"Skyfall" is the first James Bond film that feels like it's actually about something - something other than cars, guns, girls and bombs.
Director Sam Mendes' cerebral resume - "Road to Perdition," "American Beauty," "Revolutionary Road" - suggests he was an unlikely candidate for a film about the world's most famous spy.
But never fear: "Skyfall" is loaded with nail-biting action, plus plenty of the sardonic humor that was all but absent in recent Bond outings.
This film image released by Sony Pictures shows Daniel Craig as James Bond, left, and Judi Dench as MI6 head M, in a scene from the film “Skyfall.”
Yet it's also a film of ideas; and to top it off, "Skyfall" is the most beautifully photographed Bond movie ever.
Credit cameraman Roger Deakins, whose 37-year career includes most of the Coen brothers' movies ("True Grit," "No Country for Old Men," "Fargo," among many others).
His work here is stunning, particularly on location in Shanghai, Macau and Scotland; even in the action scenes, there are shots you want to freeze and frame.
The camera's use of mirrors, glass and smoke evokes an atmosphere of shifting surfaces and uncertainties - the world of shadows so often cited in the dialog.
The movie also examines loyalty, as well as the struggle with trauma from the past; at one point, this takes the story to a place this series has never gone - Bond's childhood backstory.
Related to this theme is the oft-questioned relevance of beat-up old dinosaurs like Bond and his boss, M.
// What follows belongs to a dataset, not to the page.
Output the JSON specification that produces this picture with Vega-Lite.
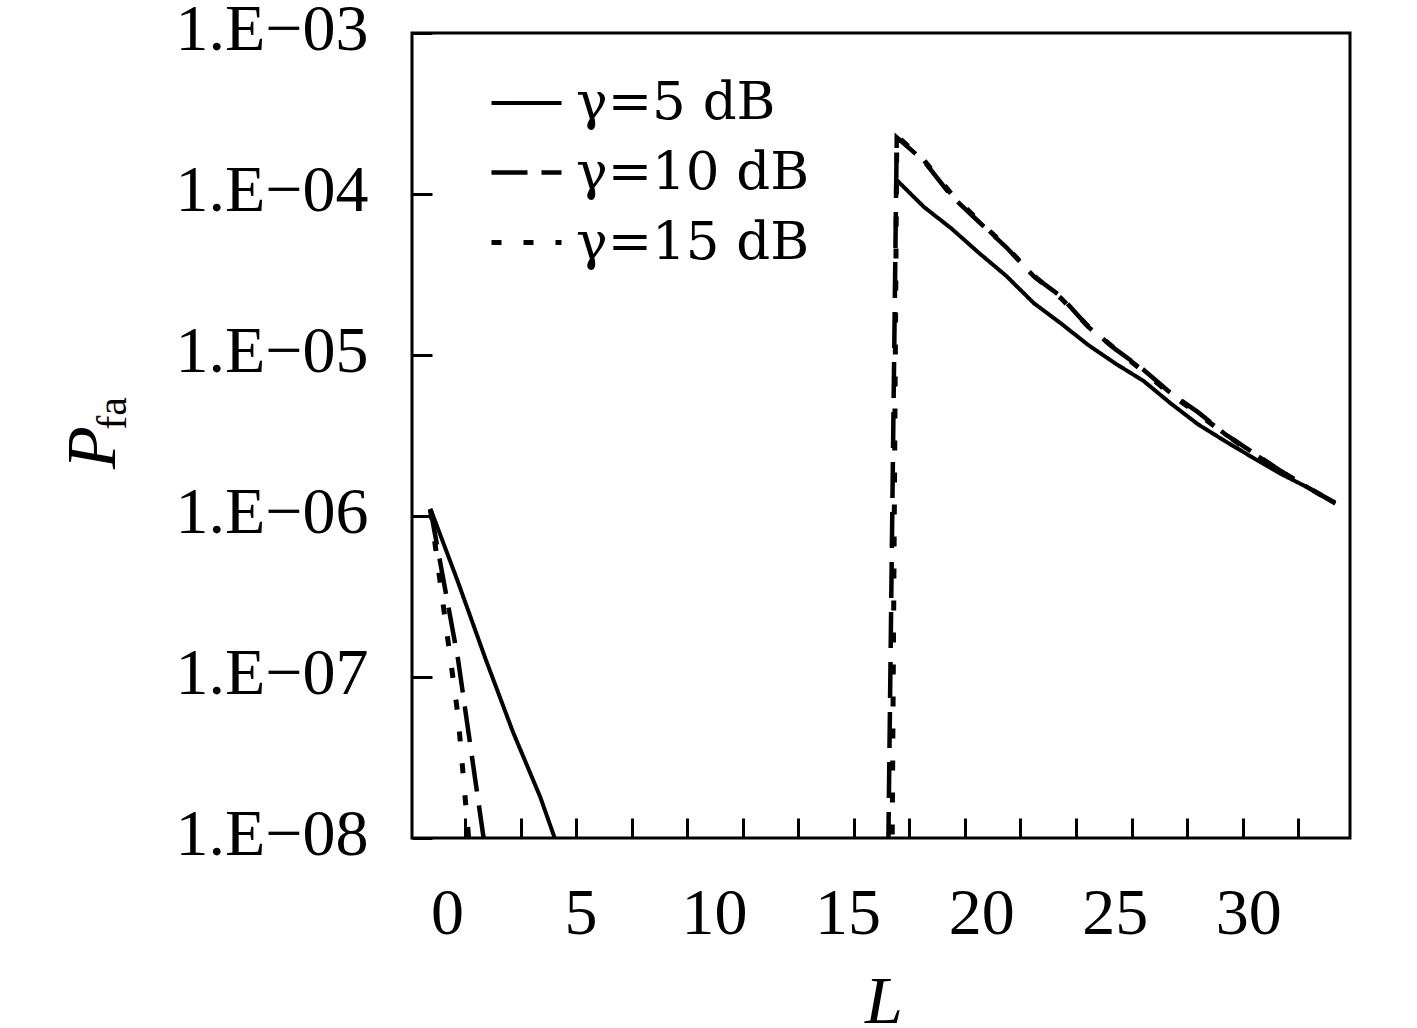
{
  "$schema": "https://vega.github.io/schema/vega-lite/v6.json",
  "width": 938,
  "height": 805,
  "autosize": {"type": "none"},
  "padding": {"left": 412, "top": 33, "right": 67, "bottom": 190},
  "background": "white",
  "config": {
    "view": {"stroke": "black", "strokeWidth": 3},
    "axis": {"grid": false, "domain": false, "labelFlush": false, "labelOverlap": false, "labelLimit": 400,
             "tickColor": "black", "tickWidth": 3, "labelColor": "black", "titleColor": "black"}
  },
  "data": {"values": [
    {"L": -0.62, "g": "γ=5 dB", "seg": "a", "p": 1.11e-6},
    {"L": 0.41, "g": "γ=5 dB", "seg": "a", "p": 3.9e-7},
    {"L": 1.44, "g": "γ=5 dB", "seg": "a", "p": 1.3e-7},
    {"L": 2.46, "g": "γ=5 dB", "seg": "a", "p": 4.6e-8},
    {"L": 3.49, "g": "γ=5 dB", "seg": "a", "p": 1.8e-8},
    {"L": 4.52, "g": "γ=5 dB", "seg": "a", "p": 5.9e-9},
    {"L": 16.84, "g": "γ=5 dB", "seg": "b", "p": 1.22e-4},
    {"L": 17.86, "g": "γ=5 dB", "seg": "b", "p": 8.3e-5},
    {"L": 18.89, "g": "γ=5 dB", "seg": "b", "p": 6.1e-5},
    {"L": 19.92, "g": "γ=5 dB", "seg": "b", "p": 4.3e-5},
    {"L": 20.94, "g": "γ=5 dB", "seg": "b", "p": 3.1e-5},
    {"L": 21.97, "g": "γ=5 dB", "seg": "b", "p": 2.1e-5},
    {"L": 22.99, "g": "γ=5 dB", "seg": "b", "p": 1.57e-5},
    {"L": 24.02, "g": "γ=5 dB", "seg": "b", "p": 1.15e-5},
    {"L": 25.05, "g": "γ=5 dB", "seg": "b", "p": 8.8e-6},
    {"L": 26.08, "g": "γ=5 dB", "seg": "b", "p": 6.9e-6},
    {"L": 27.10, "g": "γ=5 dB", "seg": "b", "p": 5.0e-6},
    {"L": 28.13, "g": "γ=5 dB", "seg": "b", "p": 3.7e-6},
    {"L": 29.16, "g": "γ=5 dB", "seg": "b", "p": 2.9e-6},
    {"L": 30.18, "g": "γ=5 dB", "seg": "b", "p": 2.3e-6},
    {"L": 31.21, "g": "γ=5 dB", "seg": "b", "p": 1.83e-6},
    {"L": 32.24, "g": "γ=5 dB", "seg": "b", "p": 1.5e-6},
    {"L": 33.26, "g": "γ=5 dB", "seg": "b", "p": 1.19e-6},

    {"L": -0.62, "g": "γ=10 dB", "seg": "a", "p": 1.1e-6},
    {"L": 0.41, "g": "γ=10 dB", "seg": "a", "p": 1.3e-7},
    {"L": 1.44, "g": "γ=10 dB", "seg": "a", "p": 8.3e-9},
    {"L": 2.46, "g": "γ=10 dB", "seg": "a", "p": 1e-18},
    {"L": 3.49, "g": "γ=10 dB", "seg": "a", "p": 1e-18},
    {"L": 4.52, "g": "γ=10 dB", "seg": "a", "p": 1e-18},
    {"L": 5.54, "g": "γ=10 dB", "seg": "a", "p": 1e-18},
    {"L": 6.57, "g": "γ=10 dB", "seg": "a", "p": 1e-18},
    {"L": 7.60, "g": "γ=10 dB", "seg": "a", "p": 1e-18},
    {"L": 8.62, "g": "γ=10 dB", "seg": "a", "p": 1e-18},
    {"L": 9.65, "g": "γ=10 dB", "seg": "a", "p": 1e-18},
    {"L": 10.68, "g": "γ=10 dB", "seg": "a", "p": 1e-18},
    {"L": 11.70, "g": "γ=10 dB", "seg": "a", "p": 1e-18},
    {"L": 12.73, "g": "γ=10 dB", "seg": "a", "p": 1e-18},
    {"L": 13.76, "g": "γ=10 dB", "seg": "a", "p": 1e-18},
    {"L": 14.78, "g": "γ=10 dB", "seg": "a", "p": 1e-18},
    {"L": 15.81, "g": "γ=10 dB", "seg": "a", "p": 1e-18},
    {"L": 16.84, "g": "γ=10 dB", "seg": "a", "p": 2.25e-4},
    {"L": 17.86, "g": "γ=10 dB", "seg": "a", "p": 1.6e-4},
    {"L": 18.89, "g": "γ=10 dB", "seg": "a", "p": 9.7e-5},
    {"L": 19.92, "g": "γ=10 dB", "seg": "a", "p": 6.7e-5},
    {"L": 20.94, "g": "γ=10 dB", "seg": "a", "p": 4.67e-5},
    {"L": 21.97, "g": "γ=10 dB", "seg": "a", "p": 3.08e-5},
    {"L": 22.99, "g": "γ=10 dB", "seg": "a", "p": 2.31e-5},
    {"L": 24.02, "g": "γ=10 dB", "seg": "a", "p": 1.49e-5},
    {"L": 25.05, "g": "γ=10 dB", "seg": "a", "p": 1.08e-5},
    {"L": 26.08, "g": "γ=10 dB", "seg": "a", "p": 8.1e-6},
    {"L": 27.10, "g": "γ=10 dB", "seg": "a", "p": 5.8e-6},
    {"L": 28.13, "g": "γ=10 dB", "seg": "a", "p": 4.4e-6},
    {"L": 29.16, "g": "γ=10 dB", "seg": "a", "p": 3.2e-6},
    {"L": 30.18, "g": "γ=10 dB", "seg": "a", "p": 2.48e-6},
    {"L": 31.21, "g": "γ=10 dB", "seg": "a", "p": 1.91e-6},
    {"L": 32.24, "g": "γ=10 dB", "seg": "a", "p": 1.5e-6},
    {"L": 33.26, "g": "γ=10 dB", "seg": "a", "p": 1.21e-6},

    {"L": -0.62, "g": "γ=15 dB", "seg": "a", "p": 1.1e-6},
    {"L": 0.41, "g": "γ=15 dB", "seg": "a", "p": 5.8e-8},
    {"L": 1.44, "g": "γ=15 dB", "seg": "a", "p": 6.4e-10},
    {"L": 2.46, "g": "γ=15 dB", "seg": "a", "p": 1e-30},
    {"L": 3.49, "g": "γ=15 dB", "seg": "a", "p": 1e-30},
    {"L": 4.52, "g": "γ=15 dB", "seg": "a", "p": 1e-30},
    {"L": 5.54, "g": "γ=15 dB", "seg": "a", "p": 1e-30},
    {"L": 6.57, "g": "γ=15 dB", "seg": "a", "p": 1e-30},
    {"L": 7.60, "g": "γ=15 dB", "seg": "a", "p": 1e-30},
    {"L": 8.62, "g": "γ=15 dB", "seg": "a", "p": 1e-30},
    {"L": 9.65, "g": "γ=15 dB", "seg": "a", "p": 1e-30},
    {"L": 10.68, "g": "γ=15 dB", "seg": "a", "p": 1e-30},
    {"L": 11.70, "g": "γ=15 dB", "seg": "a", "p": 1e-30},
    {"L": 12.73, "g": "γ=15 dB", "seg": "a", "p": 1e-30},
    {"L": 13.76, "g": "γ=15 dB", "seg": "a", "p": 1e-30},
    {"L": 14.78, "g": "γ=15 dB", "seg": "a", "p": 1e-30},
    {"L": 15.81, "g": "γ=15 dB", "seg": "a", "p": 1e-30},
    {"L": 16.84, "g": "γ=15 dB", "seg": "a", "p": 2.3e-4},
    {"L": 17.86, "g": "γ=15 dB", "seg": "a", "p": 1.62e-4},
    {"L": 18.89, "g": "γ=15 dB", "seg": "a", "p": 1.0e-4},
    {"L": 19.92, "g": "γ=15 dB", "seg": "a", "p": 6.8e-5},
    {"L": 20.94, "g": "γ=15 dB", "seg": "a", "p": 4.7e-5},
    {"L": 21.97, "g": "γ=15 dB", "seg": "a", "p": 3.1e-5},
    {"L": 22.99, "g": "γ=15 dB", "seg": "a", "p": 2.25e-5},
    {"L": 24.02, "g": "γ=15 dB", "seg": "a", "p": 1.5e-5},
    {"L": 25.05, "g": "γ=15 dB", "seg": "a", "p": 1.08e-5},
    {"L": 26.08, "g": "γ=15 dB", "seg": "a", "p": 7.9e-6},
    {"L": 27.10, "g": "γ=15 dB", "seg": "a", "p": 5.7e-6},
    {"L": 28.13, "g": "γ=15 dB", "seg": "a", "p": 4.3e-6},
    {"L": 29.16, "g": "γ=15 dB", "seg": "a", "p": 3.2e-6},
    {"L": 30.18, "g": "γ=15 dB", "seg": "a", "p": 2.45e-6},
    {"L": 31.21, "g": "γ=15 dB", "seg": "a", "p": 1.9e-6},
    {"L": 32.24, "g": "γ=15 dB", "seg": "a", "p": 1.5e-6},
    {"L": 33.26, "g": "γ=15 dB", "seg": "a", "p": 1.2e-6}
  ]},
  "layer": [
    {
      "mark": {"type": "line", "color": "black", "clip": true},
      "encoding": {
        "x": {
          "field": "L", "type": "quantitative",
          "scale": {"domain": [-1.31, 33.81], "nice": false, "zero": false},
          "axis": {
            "orient": "bottom",
            "values": [0.68, 2.76, 4.84, 6.92, 9.0, 11.08, 13.16, 15.24, 17.31, 19.39, 21.47, 23.55, 25.63, 27.71, 29.79, 31.87],
            "tickSize": -20, "labels": false, "title": null
          }
        },
        "y": {
          "field": "p", "type": "quantitative",
          "scale": {"type": "log", "domain": [1e-8, 1e-3], "nice": false},
          "axis": {
            "orient": "left",
            "values": [1e-8, 1e-7, 1e-6, 1e-5, 1e-4, 1e-3],
            "tickSize": -20,
            "labelExpr": "'1.E−0' + round(-log(datum.value) / LN10)",
            "labelFont": "Liberation Serif", "labelFontSize": 66,
            "labelPadding": 64, "labelOffset": -4, "labelBaseline": "middle",
            "title": "P",
            "titleFont": "Liberation Serif", "titleFontStyle": "italic", "titleFontWeight": "normal",
            "titleFontSize": 70, "titleAngle": 270, "titleX": -297.5, "titleY": 414,
            "titleAlign": "center", "titleBaseline": "alphabetic"
          }
        },
        "strokeDash": {
          "field": "g", "type": "nominal",
          "scale": {"domain": ["γ=5 dB", "γ=10 dB", "γ=15 dB"], "range": [[1, 0], [36, 14], [10, 22]]},
          "legend": {
            "orient": "none", "legendX": 77, "legendY": 33, "title": null,
            "symbolType": "stroke", "symbolSize": 4900, "symbolStrokeColor": "black", "symbolStrokeWidth": 4,
            "labelFont": "DejaVu Serif", "labelFontSize": 53, "labelColor": "black",
            "labelLimit": 500, "labelOffset": 12, "padding": 0, "rowPadding": 5
          }
        },
        "strokeWidth": {
          "field": "g", "type": "ordinal",
          "scale": {"domain": ["γ=5 dB", "γ=10 dB", "γ=15 dB"], "range": [4, 5, 4.5]},
          "legend": null
        },
        "detail": {"field": "seg"}
      }
    },
    {
      "mark": {"type": "line", "opacity": 0, "clip": true},
      "encoding": {
        "x": {
          "field": "L", "type": "quantitative",
          "scale": {"domain": [-1.31, 33.81], "nice": false, "zero": false},
          "axis": {
            "orient": "bottom",
            "values": [0, 5, 10, 15, 20, 25, 30],
            "ticks": false, "format": "d",
            "labelFont": "Liberation Serif", "labelFontSize": 66,
            "labelBaseline": "alphabetic", "labelPadding": 95,
            "title": "L",
            "titleFont": "Liberation Serif", "titleFontStyle": "italic", "titleFontWeight": "normal",
            "titleFontSize": 68, "titleX": 471.5, "titleY": 184,
            "titleAlign": "center", "titleBaseline": "alphabetic"
          }
        },
        "y": {
          "field": "p", "type": "quantitative",
          "scale": {"type": "log", "domain": [1e-8, 1e-3], "nice": false},
          "axis": {
            "orient": "left", "labels": false, "ticks": false,
            "title": "fa",
            "titleFont": "Liberation Serif", "titleFontWeight": "normal",
            "titleFontSize": 42, "titleAngle": 270, "titleX": -287, "titleY": 380,
            "titleAlign": "center", "titleBaseline": "alphabetic"
          }
        },
        "detail": {"field": "g"}
      }
    }
  ],
  "resolve": {"axis": {"x": "independent", "y": "independent"}}
}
"Skyfall" settles that issue in a particularly stirring way, giving Bond only two simple gadgets and then, in the galvanizing climax, stripping him back to a few basic weapons and strategies.
This theme is stirringly played out when M quotes a Tennyson poem about fortitude in the face of waning strength; and it shows up in a number of visual touchstones (an aging warship, Bond's classic car, a seemingly indestructible knick-knack).
Meanwhile, the concurrent theme of resurrection is nicely played out by repeated images of falling and rising - not to mention the movie's title.
"Skyfall's" villain - a former agent who's going after M -- is played with fiendish brilliance by a blond-haired Javier Bardem.
While plenty powerful, Bardem's baddie isn't so much menacing as he is fascinating, particularly in his sexual attraction to Bond; again, it's the first time the series has flirted with a notion like this.
Other support is provided by Ralph Fiennes, Albert Finney and the dazzling Berenice Marlohe, whose raw and tender interchange with Bond is one of many moments that set this well above most films in the franchise.
Daniel Craig, in his third Bond movie, is gutsy and heartfelt, doing plenty of his own stuntwork; and Judi Dench - in her seventh appearance as M - brings to the role a depth that's surprising in a big-budget action film.
In fact, this movie makes more use of M than any other in the series; she even gets to shoot at the bad guys!
"Skyfall" feels at once old-fashioned and brand-new; it's a fitting entry in this endlessly resurrected franchise that is now in its 50th year.